The second area where Seoul and Washington should be to ensure that these and other like-minded countries retain a competitive edge in critical technologies at the heart of commercial and military power in the twenty-first century. Presidents Biden and Moon have stepped up efforts to cooperate on supply chain security in critical areas, including semiconductors, telecommunications, and rare earth minerals.

For some, a technology alliance will sound like Seoul and Washington have blurred the distinction between security and economics. But the nature of most emerging technologies is that they are inherently multi-use, a fact hardly lost on China as it pursues military-civil fusion. Although massive decoupling of economies would be detrimental to all concerned, South Korea and the United States need to collaborate more systematically in specific critical sectors of technology and supply chain security, from artificial intelligence to semiconductor chips.

Indeed, semiconductor chips make it difficult for Seoul to ignore that it has a growing stake in Taiwan’s security. South Korea and Taiwan account for 43 percent of all semiconductor chips vital to the contemporary digital age. One can quickly surmise why President Moon and President Biden agreed on the importance of preserving peace and stability in the Taiwan Strait. These democracies already lag behind China’s level of effort in semiconductor research and development. Coupled with the fact that open societies remain more susceptible to intellectual property theft, and it is clear that South Korea and the United States can ill afford to be complacent about leading-edge technological innovation and production.

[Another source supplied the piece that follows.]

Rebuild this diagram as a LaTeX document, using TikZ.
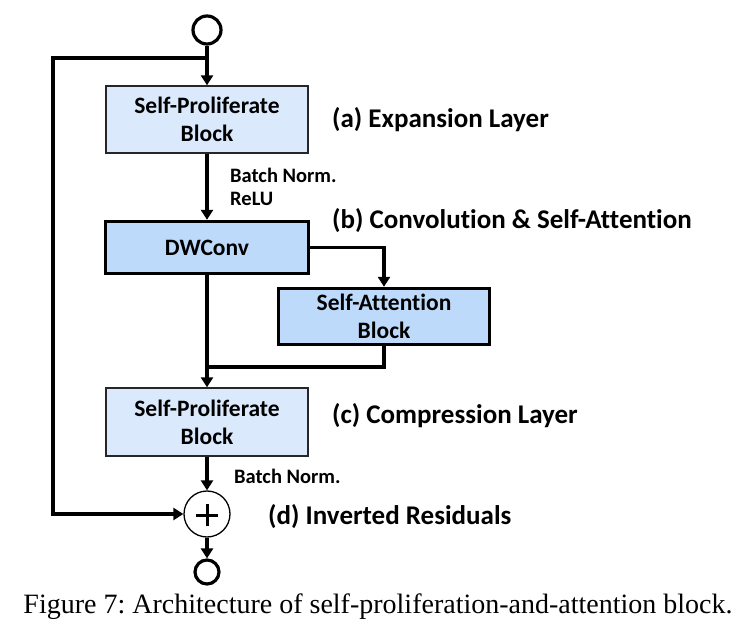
\documentclass[tikz,border=0pt]{standalone}
\usepackage{fontspec}
\setmainfont{Carlito}[Ligatures=NoCommon]
\newfontfamily\capfont{Liberation Serif}
\usetikzlibrary{arrows.meta,calc}
\definecolor{lightbox}{HTML}{DAEAFC}
\definecolor{darkbox}{HTML}{BDDAFB}
\tikzset{
  arr/.style={line width=3.4pt, -{Triangle[length=10pt,width=12pt]}},
  conn/.style={line width=3.4pt},
  blktext/.style={font=\bfseries\fontsize{23.5}{28}\selectfont, align=center, inner sep=0pt},
  lightblk/.style={blktext, draw=black!85, line width=1.4pt, fill=lightbox},
  darkblk/.style={blktext, draw=black, line width=3.4pt, fill=darkbox},
  lbl/.style={font=\bfseries\fontsize{27}{30}\selectfont, anchor=west, inner sep=0pt},
  small/.style={font=\bfseries\fontsize{20.5}{24}\selectfont, anchor=west, inner sep=0pt},
  io/.style={circle, draw=black, line width=3.2pt, fill=white, inner sep=0pt},
}
\begin{document}
\begin{tikzpicture}[x=1pt,y=-1pt]
\useasboundingbox (0,0) rectangle (755,636);
\node[io, minimum size=28pt] (in) at (207,30) {};
\node[lightblk, minimum width=202pt, minimum height=67pt] (sp1) at (207,119.5) {Self-Proliferate\\Block};
\node[darkblk, minimum width=203pt, minimum height=52pt] (dw) at (207,247.5) {DWConv};
\node[darkblk, minimum width=211pt, minimum height=56pt] (sa) at (384,316.5) {Self-Attention\\Block};
\node[lightblk, minimum width=202pt, minimum height=68pt] (sp2) at (207,422) {Self-Proliferate\\Block};
\node[circle, draw=black, line width=1.3pt, fill=white, minimum size=46pt, inner sep=0pt] (plus) at (207,514) {};
\draw[line width=3pt] ($(plus.center)+(-11,1)$) -- ($(plus.center)+(11,1)$);
\draw[line width=3pt] ($(plus.center)+(0,-10)$) -- ($(plus.center)+(0,12)$);
\node[io, minimum size=24pt] (out) at (207,572) {};

\node[lbl] (la) at (332,120) {(a) Expansion Layer};
\node[lbl] (lb) at (332,221) {(b) Convolution \& Self-Attention};
\node[lbl] (lc) at (332,416) {(c) Compression Layer};
\node[lbl] (ld) at (268,517) {(d) Inverted Residuals};
\node[small] (bn1) at (230,175) {Batch Norm.};
\node[small] (relu) at (230,199) {ReLU};
\node[small] (bn2) at (234,476) {Batch Norm.};

\coordinate (split) at (207,58);
\coordinate (lefttop) at (53,58);
\coordinate (merge) at (207,367);

\draw[arr] (in) -- (sp1);
\draw[arr] (split) -- (lefttop) |- (plus.west);
\draw[arr] (sp1) -- (dw);
\draw[arr] (dw.east) -| (sa.north);
\draw[conn] (dw.south) -- (merge);
\draw[conn] (sa.south) |- (merge);
\draw[arr] (merge) -- (sp2.north);
\draw[arr] (sp2) -- (plus);
\draw[arr] (plus) -- (out);

\node[font=\capfont\fontsize{28}{32}\selectfont, inner sep=0pt] (cap) at (378,607) {\frenchspacing Figure 7: Architecture of self-proliferation-and-attention block.};
\end{tikzpicture}
\end{document}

The third area where the U.S.-South Korean relationship needs additional cooperation concerns promoting democratic norms and human rights. As various studies have documented, democracy is under duress and some leaders promote authoritarian models of governance that undermine democratic values.

Surprisingly, South Korean governments have been reticent to speak out for democracy and human rights and against China’s political oppression. Beijing has been repressive at home and over those it considers to be Chinese regardless of where they live. Of particular concern has been Beijing’s draconian crackdown on Uighurs and other minorities in Xinjiang and the dramatic reversal of its commitment to greater political autonomy in Hong Kong. If any country in East Asia seems an obvious champion for democracy that understands the downside of authoritarian governance and has proven its resilience in the face of democratic turmoil—surely it is South Korea. As Moon and Biden have stated, the two governments “share a vision for a region governed by democratic norms, human rights, and the rule of law at home and abroad.”

Biden’s summit for democracy shows he feels an obligation to defend, fight, strengthen, and renew democracy. Hopefully, the results and the process that flow from the gathering will afford closer South Korean-U.S. cooperation and provide an enduring venue for these two democracies to positively impact the globe.

A Deteriorating Environment

Today’s deteriorating security environment demands further adaptation of the U.S.-South Korean alliance and relationship.

The foundation for a more muscular and closely aligned China policy is set, thanks to the behavior of neighboring states. For instance, public opinion in South Korea and the United States has hardened toward China in recent years. Further, both current presidents have already committed to similar policy priorities. Presidents Biden and Moon said in their May joint statement : “The significance of the U.S.-ROK relationship extends far beyond the Korean Peninsula,” and the two countries “oppose all activities that undermine, destabilize, or threaten the rules-based international order.”

The divergence between popular sentiment in South Korea and the reluctance of occupants in the Blue House to resist Chinese pressure requires attention. If South Korea remains quiet in the face of rising Chinese activity in the Yellow or West Sea, it will only further encourage Beijing’s assertiveness.

Democratic Party candidate Lee Jae-myung has suggested dismantling the Terminal High Altitude Area Defense (THAAD) system deployed in 2017 in response to North Korea’s mounting missile threat. Yet, such an act might embolden North Korean provocations while convincing China that economic coercion works. Dismantling THAAD would also be a poor precedent for South Korea as it seeks to upgrade its defense capabilities in preparation for a transition in wartime operational control (OPCON). South Korean governments should not allow Beijing to veto what self-defense systems they may deploy, whether those systems are missile defenses or more offensive systems such as advanced missiles or nuclear-powered submarines.

The virtual summit between President Biden and Chairman Xi underscored the reality that U.S.-China relations have entered a new phase of more competitive ties. Cooperation will be sought in areas such as climate change and public health. But a new type of major power relationship is needed, and it’s not the one-dimensionally rosy narrative scripted in Beijing. Instead, the current trajectory for U.S.-China relations amounts to what National Security Advisor Jake Sullivan likens to peaceful coexistence. Professor Joseph Nye calls the relationship a “cooperative rivalry”—a great power relationship in which there is at times intense competition over rules, critical technology, and political ideology, but which does not break into outright conflict.

South Korea need not align further with the United States against China but rather for fair international rules. The real choice facing both countries is whether to allow the prevailing order to be unilaterally altered to suit Beijing’s preferences, or to take additional measures to promote rules congruent with democratic interests and values. This is why improved relations among South Korea, Japan, and the United States, are in the mutual interest of all three countries.

When South Korean culture is making a global statement, it’s time for Seoul to enhance its influence in other ways, too. U.S.-South Korean relations need to move beyond a dominant focus on North Korea. While ensuring sufficient attention to both deterrence and diplomacy—to preempt miscalculation and avert an unbridled arms race—the United States and South Korea should look forward to the spring of 2022 as an opportunity to forge deeper ties aimed at guiding the wider region. By building durable rules, advancing technological innovation and secure supply chains, and protecting human rights, the U.S.-South Korea alliance can move from managing Pyongyang to shaping the emerging security environment for decades to come.